Given exercise: Only one span of the listing below is wanted: the lines from the one with "What Bokeh code" through the one with "return y_end - py * y_per_px", reproduced exactly, both ends kept.

Data section:
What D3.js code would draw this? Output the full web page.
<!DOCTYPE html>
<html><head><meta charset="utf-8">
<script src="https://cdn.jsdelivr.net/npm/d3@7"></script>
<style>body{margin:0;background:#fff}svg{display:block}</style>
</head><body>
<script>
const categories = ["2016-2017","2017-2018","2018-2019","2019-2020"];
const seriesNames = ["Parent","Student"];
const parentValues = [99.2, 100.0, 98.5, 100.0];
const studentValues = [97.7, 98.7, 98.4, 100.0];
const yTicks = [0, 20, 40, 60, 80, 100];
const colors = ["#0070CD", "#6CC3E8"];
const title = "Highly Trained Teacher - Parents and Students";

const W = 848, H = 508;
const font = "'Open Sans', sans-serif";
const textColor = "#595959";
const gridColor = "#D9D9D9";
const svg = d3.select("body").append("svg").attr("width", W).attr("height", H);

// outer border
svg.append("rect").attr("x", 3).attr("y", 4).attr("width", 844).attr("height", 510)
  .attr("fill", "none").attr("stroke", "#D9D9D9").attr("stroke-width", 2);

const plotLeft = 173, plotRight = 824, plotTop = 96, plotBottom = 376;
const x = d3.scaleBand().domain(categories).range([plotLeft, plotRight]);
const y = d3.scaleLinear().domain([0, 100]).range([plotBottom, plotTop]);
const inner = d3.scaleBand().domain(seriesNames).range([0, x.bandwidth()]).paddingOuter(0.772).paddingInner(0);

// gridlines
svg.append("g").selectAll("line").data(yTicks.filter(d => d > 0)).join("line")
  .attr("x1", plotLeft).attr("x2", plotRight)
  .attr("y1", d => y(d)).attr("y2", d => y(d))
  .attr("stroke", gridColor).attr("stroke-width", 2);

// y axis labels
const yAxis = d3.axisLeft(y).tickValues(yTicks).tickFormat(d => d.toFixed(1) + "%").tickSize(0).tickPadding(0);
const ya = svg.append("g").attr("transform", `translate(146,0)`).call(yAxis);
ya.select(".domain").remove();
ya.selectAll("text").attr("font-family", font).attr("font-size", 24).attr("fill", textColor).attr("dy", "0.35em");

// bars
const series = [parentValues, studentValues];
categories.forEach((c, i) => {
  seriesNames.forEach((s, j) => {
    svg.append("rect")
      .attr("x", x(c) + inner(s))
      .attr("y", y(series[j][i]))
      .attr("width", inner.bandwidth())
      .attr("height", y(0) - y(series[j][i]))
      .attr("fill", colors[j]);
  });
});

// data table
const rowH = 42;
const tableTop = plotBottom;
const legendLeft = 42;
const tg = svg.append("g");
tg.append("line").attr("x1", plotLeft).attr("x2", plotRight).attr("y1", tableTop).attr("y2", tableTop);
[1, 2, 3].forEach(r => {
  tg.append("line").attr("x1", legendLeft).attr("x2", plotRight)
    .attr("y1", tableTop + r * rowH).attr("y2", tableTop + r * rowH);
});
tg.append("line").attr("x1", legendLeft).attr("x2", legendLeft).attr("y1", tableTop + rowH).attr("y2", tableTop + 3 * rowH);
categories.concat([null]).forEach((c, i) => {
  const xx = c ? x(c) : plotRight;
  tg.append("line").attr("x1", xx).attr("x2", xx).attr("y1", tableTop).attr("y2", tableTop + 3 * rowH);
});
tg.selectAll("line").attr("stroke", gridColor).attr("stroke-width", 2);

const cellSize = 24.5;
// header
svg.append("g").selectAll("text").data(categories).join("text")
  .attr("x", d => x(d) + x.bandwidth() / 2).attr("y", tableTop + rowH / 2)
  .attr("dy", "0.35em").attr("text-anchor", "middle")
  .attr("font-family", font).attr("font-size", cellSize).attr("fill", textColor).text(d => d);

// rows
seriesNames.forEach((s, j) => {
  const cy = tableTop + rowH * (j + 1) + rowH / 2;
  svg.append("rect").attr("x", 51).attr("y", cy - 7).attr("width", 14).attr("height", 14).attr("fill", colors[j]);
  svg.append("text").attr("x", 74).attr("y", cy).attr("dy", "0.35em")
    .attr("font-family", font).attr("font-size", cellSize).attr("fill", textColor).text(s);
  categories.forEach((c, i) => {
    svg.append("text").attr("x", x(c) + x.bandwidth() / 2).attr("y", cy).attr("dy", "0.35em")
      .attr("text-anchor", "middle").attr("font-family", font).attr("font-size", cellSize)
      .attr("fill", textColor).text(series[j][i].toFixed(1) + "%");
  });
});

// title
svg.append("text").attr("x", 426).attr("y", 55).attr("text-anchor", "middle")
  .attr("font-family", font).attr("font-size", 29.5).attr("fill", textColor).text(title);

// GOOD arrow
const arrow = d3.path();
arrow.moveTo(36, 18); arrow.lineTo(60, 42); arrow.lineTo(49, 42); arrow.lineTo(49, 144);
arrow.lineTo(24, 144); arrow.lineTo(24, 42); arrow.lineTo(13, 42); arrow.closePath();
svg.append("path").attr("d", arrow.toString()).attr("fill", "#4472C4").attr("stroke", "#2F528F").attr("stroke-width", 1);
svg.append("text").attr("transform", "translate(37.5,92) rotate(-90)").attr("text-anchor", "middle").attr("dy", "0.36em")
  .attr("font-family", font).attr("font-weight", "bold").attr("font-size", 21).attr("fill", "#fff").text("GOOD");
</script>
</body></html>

---

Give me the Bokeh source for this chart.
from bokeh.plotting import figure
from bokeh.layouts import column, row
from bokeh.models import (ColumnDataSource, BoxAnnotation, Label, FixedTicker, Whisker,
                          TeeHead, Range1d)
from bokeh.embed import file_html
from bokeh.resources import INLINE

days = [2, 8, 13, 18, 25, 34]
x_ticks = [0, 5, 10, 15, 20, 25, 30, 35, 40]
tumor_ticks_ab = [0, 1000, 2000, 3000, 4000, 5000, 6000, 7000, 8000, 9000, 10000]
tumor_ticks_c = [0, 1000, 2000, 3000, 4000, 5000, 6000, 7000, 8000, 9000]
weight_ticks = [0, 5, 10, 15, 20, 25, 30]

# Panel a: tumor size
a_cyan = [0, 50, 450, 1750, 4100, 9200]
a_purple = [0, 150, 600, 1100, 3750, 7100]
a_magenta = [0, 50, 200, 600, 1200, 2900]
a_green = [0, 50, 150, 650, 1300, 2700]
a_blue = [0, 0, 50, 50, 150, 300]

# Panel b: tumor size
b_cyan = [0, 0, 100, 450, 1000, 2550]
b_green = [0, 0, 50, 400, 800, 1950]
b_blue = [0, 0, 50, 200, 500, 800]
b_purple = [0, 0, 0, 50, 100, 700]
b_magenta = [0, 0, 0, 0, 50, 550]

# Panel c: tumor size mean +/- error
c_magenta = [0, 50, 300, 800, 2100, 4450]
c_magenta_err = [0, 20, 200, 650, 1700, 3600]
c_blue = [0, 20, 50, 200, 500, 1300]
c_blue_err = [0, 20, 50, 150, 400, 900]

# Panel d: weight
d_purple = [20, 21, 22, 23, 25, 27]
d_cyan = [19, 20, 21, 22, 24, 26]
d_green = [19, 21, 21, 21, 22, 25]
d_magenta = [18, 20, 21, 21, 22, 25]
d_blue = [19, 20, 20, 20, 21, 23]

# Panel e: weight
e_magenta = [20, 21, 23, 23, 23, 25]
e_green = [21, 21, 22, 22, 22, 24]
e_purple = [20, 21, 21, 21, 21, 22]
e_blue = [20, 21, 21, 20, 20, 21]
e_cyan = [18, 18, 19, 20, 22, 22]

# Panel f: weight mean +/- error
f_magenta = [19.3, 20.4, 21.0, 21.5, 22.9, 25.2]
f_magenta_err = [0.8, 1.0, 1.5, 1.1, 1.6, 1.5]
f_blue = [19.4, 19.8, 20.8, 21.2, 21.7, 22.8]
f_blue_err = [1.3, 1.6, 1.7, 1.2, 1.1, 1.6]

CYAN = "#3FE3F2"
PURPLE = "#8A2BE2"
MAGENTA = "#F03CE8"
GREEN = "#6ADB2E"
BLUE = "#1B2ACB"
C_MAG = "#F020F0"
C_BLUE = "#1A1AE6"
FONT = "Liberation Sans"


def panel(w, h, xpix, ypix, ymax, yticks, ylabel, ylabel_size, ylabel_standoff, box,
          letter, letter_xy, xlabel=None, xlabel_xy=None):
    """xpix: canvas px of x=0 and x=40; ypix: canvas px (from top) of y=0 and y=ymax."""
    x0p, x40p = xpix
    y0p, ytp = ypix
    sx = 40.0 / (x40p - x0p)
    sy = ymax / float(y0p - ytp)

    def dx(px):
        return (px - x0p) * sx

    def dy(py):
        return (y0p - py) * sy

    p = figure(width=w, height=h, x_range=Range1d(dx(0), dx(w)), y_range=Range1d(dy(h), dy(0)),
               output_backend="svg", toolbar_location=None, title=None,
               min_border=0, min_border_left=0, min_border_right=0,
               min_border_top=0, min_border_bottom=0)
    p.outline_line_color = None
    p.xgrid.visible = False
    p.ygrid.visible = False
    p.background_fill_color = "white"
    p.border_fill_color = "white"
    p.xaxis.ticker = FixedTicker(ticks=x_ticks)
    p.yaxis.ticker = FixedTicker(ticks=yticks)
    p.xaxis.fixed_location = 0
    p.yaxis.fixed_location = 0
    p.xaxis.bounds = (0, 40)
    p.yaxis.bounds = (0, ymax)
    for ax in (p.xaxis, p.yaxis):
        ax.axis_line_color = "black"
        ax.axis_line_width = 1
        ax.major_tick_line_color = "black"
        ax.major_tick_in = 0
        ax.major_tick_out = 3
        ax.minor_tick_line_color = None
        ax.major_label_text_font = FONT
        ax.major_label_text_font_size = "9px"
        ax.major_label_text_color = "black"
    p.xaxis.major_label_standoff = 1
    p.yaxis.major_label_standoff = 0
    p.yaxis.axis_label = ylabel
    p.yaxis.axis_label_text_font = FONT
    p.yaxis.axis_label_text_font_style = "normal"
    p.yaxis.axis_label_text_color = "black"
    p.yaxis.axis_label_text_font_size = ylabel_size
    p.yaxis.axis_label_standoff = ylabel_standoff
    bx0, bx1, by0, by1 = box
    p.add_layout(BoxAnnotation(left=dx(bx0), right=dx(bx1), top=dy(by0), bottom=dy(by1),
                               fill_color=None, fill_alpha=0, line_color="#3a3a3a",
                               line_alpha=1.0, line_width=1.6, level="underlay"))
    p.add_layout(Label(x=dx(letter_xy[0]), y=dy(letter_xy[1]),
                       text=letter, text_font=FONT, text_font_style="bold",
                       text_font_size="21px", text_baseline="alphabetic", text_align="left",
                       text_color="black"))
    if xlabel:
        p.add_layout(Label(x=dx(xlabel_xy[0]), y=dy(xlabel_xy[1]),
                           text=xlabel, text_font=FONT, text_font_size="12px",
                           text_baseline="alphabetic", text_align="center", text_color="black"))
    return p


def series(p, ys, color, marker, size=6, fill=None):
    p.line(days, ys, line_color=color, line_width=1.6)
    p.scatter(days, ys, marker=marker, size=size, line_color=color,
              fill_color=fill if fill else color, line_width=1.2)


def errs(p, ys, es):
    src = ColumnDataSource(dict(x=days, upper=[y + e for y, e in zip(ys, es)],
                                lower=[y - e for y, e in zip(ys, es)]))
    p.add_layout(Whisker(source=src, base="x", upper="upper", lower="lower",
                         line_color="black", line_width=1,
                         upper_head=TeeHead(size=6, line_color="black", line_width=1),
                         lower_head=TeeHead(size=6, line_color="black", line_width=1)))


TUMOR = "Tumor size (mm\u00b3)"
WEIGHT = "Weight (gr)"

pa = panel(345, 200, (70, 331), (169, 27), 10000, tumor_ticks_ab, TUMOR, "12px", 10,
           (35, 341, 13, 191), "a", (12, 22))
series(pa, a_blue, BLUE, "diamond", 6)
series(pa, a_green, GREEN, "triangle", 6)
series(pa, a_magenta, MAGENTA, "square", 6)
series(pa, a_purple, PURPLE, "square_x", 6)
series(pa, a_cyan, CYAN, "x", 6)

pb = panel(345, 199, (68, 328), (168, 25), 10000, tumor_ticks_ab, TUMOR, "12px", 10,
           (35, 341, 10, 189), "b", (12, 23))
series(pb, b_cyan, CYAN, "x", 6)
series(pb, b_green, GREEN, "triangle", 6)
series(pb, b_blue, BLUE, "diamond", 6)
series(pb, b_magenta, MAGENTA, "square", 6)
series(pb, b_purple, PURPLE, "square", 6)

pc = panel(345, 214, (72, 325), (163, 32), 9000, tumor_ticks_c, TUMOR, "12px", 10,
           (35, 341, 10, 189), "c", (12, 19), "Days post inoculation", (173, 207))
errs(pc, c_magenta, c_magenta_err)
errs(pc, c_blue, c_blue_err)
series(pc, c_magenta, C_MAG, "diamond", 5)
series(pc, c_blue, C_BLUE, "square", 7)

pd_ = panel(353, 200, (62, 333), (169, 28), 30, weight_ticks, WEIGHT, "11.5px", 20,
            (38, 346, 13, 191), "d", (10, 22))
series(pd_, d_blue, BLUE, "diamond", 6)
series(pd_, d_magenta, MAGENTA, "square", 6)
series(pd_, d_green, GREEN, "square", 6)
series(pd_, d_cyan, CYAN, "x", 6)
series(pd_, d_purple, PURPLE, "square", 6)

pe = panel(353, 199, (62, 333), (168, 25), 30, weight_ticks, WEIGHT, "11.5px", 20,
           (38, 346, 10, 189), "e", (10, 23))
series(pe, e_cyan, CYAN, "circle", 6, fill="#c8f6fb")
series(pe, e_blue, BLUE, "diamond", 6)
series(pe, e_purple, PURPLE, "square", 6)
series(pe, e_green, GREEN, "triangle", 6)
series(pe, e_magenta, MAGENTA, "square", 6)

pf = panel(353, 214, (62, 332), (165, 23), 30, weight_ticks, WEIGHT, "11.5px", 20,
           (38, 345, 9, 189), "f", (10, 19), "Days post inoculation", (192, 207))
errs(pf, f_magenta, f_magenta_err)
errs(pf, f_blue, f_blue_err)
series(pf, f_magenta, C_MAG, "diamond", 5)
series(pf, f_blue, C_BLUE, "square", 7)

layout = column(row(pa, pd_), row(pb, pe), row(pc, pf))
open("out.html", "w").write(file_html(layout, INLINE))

...

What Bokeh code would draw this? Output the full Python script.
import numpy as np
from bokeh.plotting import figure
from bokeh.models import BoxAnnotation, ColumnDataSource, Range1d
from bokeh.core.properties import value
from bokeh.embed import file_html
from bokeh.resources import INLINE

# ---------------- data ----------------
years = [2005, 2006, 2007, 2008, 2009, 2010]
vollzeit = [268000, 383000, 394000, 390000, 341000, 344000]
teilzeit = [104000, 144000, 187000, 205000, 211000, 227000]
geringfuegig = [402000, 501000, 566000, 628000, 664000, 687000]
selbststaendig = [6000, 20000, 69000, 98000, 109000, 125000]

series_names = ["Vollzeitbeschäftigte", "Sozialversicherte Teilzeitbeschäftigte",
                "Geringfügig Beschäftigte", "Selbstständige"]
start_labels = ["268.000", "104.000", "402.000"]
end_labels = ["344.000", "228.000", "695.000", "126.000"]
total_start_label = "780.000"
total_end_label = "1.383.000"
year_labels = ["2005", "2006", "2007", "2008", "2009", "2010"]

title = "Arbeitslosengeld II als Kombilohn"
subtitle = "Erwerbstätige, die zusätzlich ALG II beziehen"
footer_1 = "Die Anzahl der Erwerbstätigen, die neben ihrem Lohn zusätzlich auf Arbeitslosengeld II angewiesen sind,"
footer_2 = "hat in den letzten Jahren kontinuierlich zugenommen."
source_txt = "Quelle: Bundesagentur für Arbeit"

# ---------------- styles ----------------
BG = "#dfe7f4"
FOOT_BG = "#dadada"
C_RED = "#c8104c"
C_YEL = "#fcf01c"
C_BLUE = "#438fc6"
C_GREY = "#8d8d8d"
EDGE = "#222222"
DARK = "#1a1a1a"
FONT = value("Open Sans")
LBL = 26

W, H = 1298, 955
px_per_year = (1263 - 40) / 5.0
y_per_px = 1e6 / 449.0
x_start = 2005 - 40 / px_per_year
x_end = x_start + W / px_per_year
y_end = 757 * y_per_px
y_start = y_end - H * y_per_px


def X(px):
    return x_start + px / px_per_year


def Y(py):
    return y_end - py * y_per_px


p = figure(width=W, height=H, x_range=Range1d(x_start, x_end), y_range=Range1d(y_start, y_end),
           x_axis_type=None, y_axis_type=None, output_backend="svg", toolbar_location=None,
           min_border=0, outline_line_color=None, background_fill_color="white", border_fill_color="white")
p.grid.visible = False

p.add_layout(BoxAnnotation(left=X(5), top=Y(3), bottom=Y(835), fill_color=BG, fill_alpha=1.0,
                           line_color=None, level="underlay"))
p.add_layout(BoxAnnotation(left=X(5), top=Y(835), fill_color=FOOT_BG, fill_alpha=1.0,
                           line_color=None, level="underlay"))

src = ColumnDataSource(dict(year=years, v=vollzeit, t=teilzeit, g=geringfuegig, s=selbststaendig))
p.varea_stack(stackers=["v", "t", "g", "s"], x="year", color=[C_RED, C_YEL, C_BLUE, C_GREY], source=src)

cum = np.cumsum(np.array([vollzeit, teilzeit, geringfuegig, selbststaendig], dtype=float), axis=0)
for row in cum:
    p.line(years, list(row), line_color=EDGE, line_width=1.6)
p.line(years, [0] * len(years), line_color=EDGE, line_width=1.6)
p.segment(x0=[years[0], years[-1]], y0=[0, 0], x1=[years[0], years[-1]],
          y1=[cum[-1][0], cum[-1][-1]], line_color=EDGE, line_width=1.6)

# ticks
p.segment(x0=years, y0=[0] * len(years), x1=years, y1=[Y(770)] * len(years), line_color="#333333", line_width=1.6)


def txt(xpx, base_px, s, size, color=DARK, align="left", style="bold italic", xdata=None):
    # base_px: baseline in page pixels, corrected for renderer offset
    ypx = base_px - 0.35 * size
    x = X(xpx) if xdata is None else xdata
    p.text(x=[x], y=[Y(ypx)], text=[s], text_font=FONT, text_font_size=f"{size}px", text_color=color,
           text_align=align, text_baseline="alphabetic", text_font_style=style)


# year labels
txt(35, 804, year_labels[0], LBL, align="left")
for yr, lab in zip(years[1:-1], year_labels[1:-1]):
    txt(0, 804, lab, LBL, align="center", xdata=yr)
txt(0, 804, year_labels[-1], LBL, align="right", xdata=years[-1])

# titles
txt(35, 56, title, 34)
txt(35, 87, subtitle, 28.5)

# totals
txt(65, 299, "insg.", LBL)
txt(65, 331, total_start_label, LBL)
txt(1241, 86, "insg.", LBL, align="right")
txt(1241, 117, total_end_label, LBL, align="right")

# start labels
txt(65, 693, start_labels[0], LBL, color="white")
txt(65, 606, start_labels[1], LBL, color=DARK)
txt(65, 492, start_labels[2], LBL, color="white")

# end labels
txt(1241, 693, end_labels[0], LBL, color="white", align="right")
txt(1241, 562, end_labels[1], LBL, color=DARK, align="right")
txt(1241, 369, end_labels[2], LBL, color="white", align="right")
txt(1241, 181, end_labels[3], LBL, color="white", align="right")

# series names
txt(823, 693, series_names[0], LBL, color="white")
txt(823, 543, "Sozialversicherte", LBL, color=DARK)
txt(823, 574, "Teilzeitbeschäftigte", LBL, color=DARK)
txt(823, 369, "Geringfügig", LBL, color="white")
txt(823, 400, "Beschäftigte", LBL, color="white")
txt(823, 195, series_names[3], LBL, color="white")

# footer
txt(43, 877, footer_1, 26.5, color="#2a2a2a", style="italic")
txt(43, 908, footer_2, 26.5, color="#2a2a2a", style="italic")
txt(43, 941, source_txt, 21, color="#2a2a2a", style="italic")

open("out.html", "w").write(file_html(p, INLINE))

Output for this task:
What Bokeh code would draw this? Output the full Python script.
import numpy as np
from bokeh.plotting import figure
from bokeh.models import BoxAnnotation, ColumnDataSource, Range1d
from bokeh.core.properties import value
from bokeh.embed import file_html
from bokeh.resources import INLINE

# ---------------- data ----------------
years = [2005, 2006, 2007, 2008, 2009, 2010]
vollzeit = [268000, 383000, 394000, 390000, 341000, 344000]
teilzeit = [104000, 144000, 187000, 205000, 211000, 227000]
geringfuegig = [402000, 501000, 566000, 628000, 664000, 687000]
selbststaendig = [6000, 20000, 69000, 98000, 109000, 125000]

series_names = ["Vollzeitbeschäftigte", "Sozialversicherte Teilzeitbeschäftigte",
                "Geringfügig Beschäftigte", "Selbstständige"]
start_labels = ["268.000", "104.000", "402.000"]
end_labels = ["344.000", "228.000", "695.000", "126.000"]
total_start_label = "780.000"
total_end_label = "1.383.000"
year_labels = ["2005", "2006", "2007", "2008", "2009", "2010"]

title = "Arbeitslosengeld II als Kombilohn"
subtitle = "Erwerbstätige, die zusätzlich ALG II beziehen"
footer_1 = "Die Anzahl der Erwerbstätigen, die neben ihrem Lohn zusätzlich auf Arbeitslosengeld II angewiesen sind,"
footer_2 = "hat in den letzten Jahren kontinuierlich zugenommen."
source_txt = "Quelle: Bundesagentur für Arbeit"

# ---------------- styles ----------------
BG = "#dfe7f4"
FOOT_BG = "#dadada"
C_RED = "#c8104c"
C_YEL = "#fcf01c"
C_BLUE = "#438fc6"
C_GREY = "#8d8d8d"
EDGE = "#222222"
DARK = "#1a1a1a"
FONT = value("Open Sans")
LBL = 26

W, H = 1298, 955
px_per_year = (1263 - 40) / 5.0
y_per_px = 1e6 / 449.0
x_start = 2005 - 40 / px_per_year
x_end = x_start + W / px_per_year
y_end = 757 * y_per_px
y_start = y_end - H * y_per_px


def X(px):
    return x_start + px / px_per_year


def Y(py):
    return y_end - py * y_per_px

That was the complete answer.